Saving the world’s tallest trees

History

Giants in the Forest

Saving the world’s tallest trees

Story and photography by Donald Alarie

 

Slumbering In the Northern California counties of Del Norte and Humboldt sits the Redwood National and State Park. The park encompasses the tallest trees in the world, 37 miles of pristine coastline, a canyon filled with ferns, three large herds of Roosevelt Elk, and the last undammed river in California. However, this landscape would have been lost if not for the actions of a few conservationists at the turn of the last century.

In the 1850’s there were over two million acres of old growth redwood forest in California, but due to extensive logging that number dwindled to a few hundred thousand by the late 1910’s. This prompted a group of citizens to form a conservation organization named Save-the-Redwood League. The League began purchasing large tracts of forest in hopes of saving them for future generations. The state of California matched the League's fundraising and was able to set aside over one hundred-thousand acres. By the 1920’s, the state had created three new state parks with land purchased in conjunction with the League. The parks were places visitors could come view the tallest trees in the world and the forest ecosystem that surrounds them.

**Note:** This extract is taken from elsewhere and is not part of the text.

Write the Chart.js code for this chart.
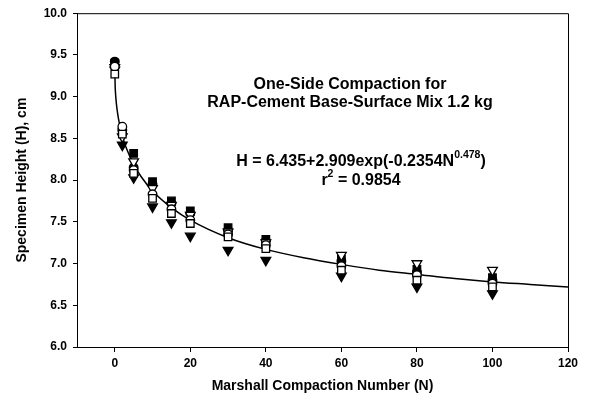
<!DOCTYPE html>
<html>
<head>
<meta charset="utf-8">
<script src="https://cdn.jsdelivr.net/npm/chart.js@4.4.1/dist/chart.umd.min.js"></script>
<style>
  html, body { margin: 0; padding: 0; background: #ffffff; }
  #wrap { width: 590px; height: 407px; position: relative; }
  canvas { display: block; }
</style>
</head>
<body>
<div id="wrap"><canvas id="c" width="590" height="407"></canvas></div>
<script>
// ---- data ----
const COMPACTION_N = [0, 2, 5, 10, 15, 20, 30, 40, 60, 80, 100];

const FILLED_CIRCLE   = [9.42, 8.60, 8.15, 7.95, 7.72, 7.60, 7.40, 7.27, 7.03, 6.90, 6.80];
const OPEN_CIRCLE     = [9.36, 8.64, 8.12, 7.83, 7.65, 7.52, 7.35, 7.22, 6.97, 6.86, 6.76];
const FILLED_TRIANGLE = [9.35, 8.42, 8.03, 7.68, 7.49, 7.33, 7.16, 7.04, 6.85, 6.72, 6.64];
const OPEN_TRIANGLE   = [9.32, 8.52, 8.22, 7.90, 7.70, 7.58, 7.38, 7.25, 7.10, 7.00, 6.92];
const FILLED_SQUARE   = [9.40, 8.58, 8.32, 7.98, 7.75, 7.63, 7.43, 7.29, 7.05, 6.93, 6.83];
const OPEN_SQUARE     = [9.27, 8.55, 8.08, 7.78, 7.60, 7.48, 7.32, 7.18, 6.92, 6.80, 6.72];

// fitted curve
const CURVE_N = [0, 0.1, 0.3, 0.6, 1, 1.5, 2, 3, 5, 7, 10, 15, 20, 30, 40, 50, 60, 70, 80, 90, 100, 110, 120];
const CURVE_H = [9.34, 9.13, 8.98, 8.85, 8.73, 8.62, 8.53, 8.39, 8.19, 8.04, 7.87, 7.67, 7.52, 7.31, 7.17, 7.07, 6.99, 6.92, 6.87, 6.82, 6.78, 6.75, 6.72];

const X_TICKS = [0, 20, 40, 60, 80, 100, 120];
const Y_TICKS = [6.0, 6.5, 7.0, 7.5, 8.0, 8.5, 9.0, 9.5, 10.0];

const TITLE_LINES = ['One-Side Compaction for', 'RAP-Cement Base-Surface Mix 1.2 kg'];
const EQ_MAIN = 'H = 6.435+2.909exp(-0.2354N';
const EQ_SUP = '0.478';
const EQ_END = ')';
const R2_TEXT = ' = 0.9854';

// ---- build ----
const pts = (ys) => COMPACTION_N.map((n, i) => ({ x: n, y: ys[i] }));
const FONT = '"Liberation Sans", Arial, sans-serif';

function markerSet(label, ys, style, filled, radius, rotation) {
  return {
    type: 'scatter',
    label,
    data: pts(ys),
    pointStyle: style,
    pointRotation: rotation || 0,
    pointRadius: radius,
    pointBackgroundColor: filled ? '#000000' : '#ffffff',
    pointBorderColor: '#000000',
    pointBorderWidth: 1.3,
    showLine: false
  };
}

const datasets = [
  markerSet('open square', OPEN_SQUARE, 'rect', false, 5.3),
  markerSet('open circle', OPEN_CIRCLE, 'circle', false, 4.3),
  markerSet('open triangle', OPEN_TRIANGLE, 'triangle', false, 5.6, 180),
  markerSet('filled triangle', FILLED_TRIANGLE, 'triangle', true, 5.6, 180),
  markerSet('filled circle', FILLED_CIRCLE, 'circle', true, 4.3),
  markerSet('filled square', FILLED_SQUARE, 'rect', true, 5.3),
  {
    type: 'line',
    label: 'fit',
    data: CURVE_N.map((n, i) => ({ x: n, y: CURVE_H[i] })),
    borderColor: '#000000',
    borderWidth: 1.5,
    pointRadius: 0,
    fill: false,
    cubicInterpolationMode: 'monotone'
  }
];

const framePlugin = {
  id: 'frame',
  afterDraw(chart) {
    const { ctx, chartArea: a } = chart;
    ctx.save();
    ctx.strokeStyle = '#000000';
    ctx.lineWidth = 1;
    ctx.beginPath();
    ctx.moveTo(a.left, a.top + 0.5);
    ctx.lineTo(a.right + 0.5, a.top + 0.5);
    ctx.lineTo(a.right + 0.5, a.bottom);
    ctx.stroke();
    ctx.restore();
  }
};

const textPlugin = {
  id: 'notes',
  afterDraw(chart) {
    const { ctx } = chart;
    ctx.save();
    ctx.fillStyle = '#000000';
    ctx.textBaseline = 'middle';
    ctx.textAlign = 'center';
    ctx.font = 'bold 16px ' + FONT;
    ctx.fillText(TITLE_LINES[0], 350, 85);
    ctx.fillText(TITLE_LINES[1], 350, 103);

    // equation with superscript
    const supFont = 'bold 10.5px ' + FONT;
    const mainFont = 'bold 16px ' + FONT;
    ctx.font = mainFont;
    const w1 = ctx.measureText(EQ_MAIN).width;
    const w3 = ctx.measureText(EQ_END).width;
    ctx.font = supFont;
    const w2 = ctx.measureText(EQ_SUP).width;
    const total = w1 + w2 + w3;
    let x = 361 - total / 2;
    const y = 162;
    ctx.textAlign = 'left';
    ctx.font = mainFont;
    ctx.fillText(EQ_MAIN, x, y);
    x += w1;
    ctx.font = supFont;
    ctx.fillText(EQ_SUP, x, y - 6.5);
    x += w2;
    ctx.font = mainFont;
    ctx.fillText(EQ_END, x, y);

    // r^2 line
    const wr = ctx.measureText('r').width;
    ctx.font = supFont;
    const w2s = ctx.measureText('2').width;
    ctx.font = mainFont;
    const wrest = ctx.measureText(R2_TEXT).width;
    let xr = 361 - (wr + w2s + wrest) / 2;
    const yr = 181;
    ctx.fillText('r', xr, yr);
    xr += wr;
    ctx.font = supFont;
    ctx.fillText('2', xr, yr - 6.5);
    xr += w2s;
    ctx.font = mainFont;
    ctx.fillText(R2_TEXT, xr, yr);
    ctx.restore();
  }
};

new Chart(document.getElementById('c'), {
  data: { datasets },
  options: {
    responsive: false,
    animation: false,
    events: [],
    layout: { padding: { top: 13, right: 22, left: 0, bottom: 0 } },
    plugins: { legend: { display: false }, tooltip: { enabled: false } },
    scales: {
      x: {
        type: 'linear',
        min: -10,
        max: 120,
        afterBuildTicks: (s) => { s.ticks = X_TICKS.map(v => ({ value: v })); },
        afterFit: (s) => { s.height = 60; },
        ticks: {
          color: '#000000',
          font: { family: FONT, size: 12, weight: 'bold' },
          padding: 4,
          maxRotation: 0,
          callback: (v) => String(v)
        },
        grid: { drawOnChartArea: false, drawTicks: true, tickLength: 5, color: '#000000' },
        border: { display: true, color: '#000000', width: 1 },
        title: {
          display: true,
          text: 'Marshall Compaction Number (N)',
          color: '#000000',
          font: { family: FONT, size: 14, weight: 'bold' },
          padding: { top: 0, bottom: 12 }
        }
      },
      y: {
        type: 'linear',
        min: 6,
        max: 10,
        afterBuildTicks: (s) => { s.ticks = Y_TICKS.map(v => ({ value: v })); },
        afterFit: (s) => { s.width = 77; },
        ticks: {
          color: '#000000',
          font: { family: FONT, size: 12, weight: 'bold' },
          padding: 6,
          callback: (v) => Number(v).toFixed(1)
        },
        grid: { drawOnChartArea: false, drawTicks: true, tickLength: 4, color: '#000000' },
        border: { display: true, color: '#000000', width: 1 },
        title: {
          display: true,
          text: 'Specimen Height (H), cm',
          color: '#000000',
          font: { family: FONT, size: 14, weight: 'bold' },
          padding: { top: 14, bottom: 0 }
        }
      }
    }
  },
  plugins: [framePlugin, textPlugin]
});
</script>
</body>
</html>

Logging continued and by the 1960’s around 90 percent of the forest had been lost. With new and intensifying pressure from groups like the Sierra Club, the National Geographic Society and the Save-the-Redwood League, Congress finally gave in and approved a new national park. On October 2, 1968 President Lyndon B. Johnson signed into law an act establishing the Redwood National Park. The new park added over 58,000 acres to the already protected state parks. Then in March of 1978, President Jimmy Carter signed a law that added 48,000 acres to the park. The last park expansion was the Mill Creek acquisition in 2003. This added an additional 25,000 acres to the park. Today the park is a World Heritage site, a protection that is guarded by international treaties and the United Nations, not just the U.S. government.

Getting there is as easy as cruising the 101 on the California Coast. If you want to delve deeper, you can take any one of many spectacular side roads. Stout Grove, on the northern end, allows you to drive through 200-foot tall trees on a two track road and see the Smith River, boasting water so clear that the bottom of the river is visible 35 feet below. In the central portion of the park, check in at the Prairie Creek Visitor’s Center, hug “The Big Tree” with a 21 foot diameter, and sit quietly while observing the Roosevelt Elk. Still further south is storied Lady Bird Johnson Grove. From here you can head south to the beaches of the park and whale watch. For the more hearty, with a backcountry pass you can pitch your tent under the dense and misty canopy and enjoy the blackest night you will ever experience.

Whether you want to enjoy the redwoods with family, on horseback, with a heavy pack, or by RV, there are opportunities to fill your cup and blow your mind in this amazing park.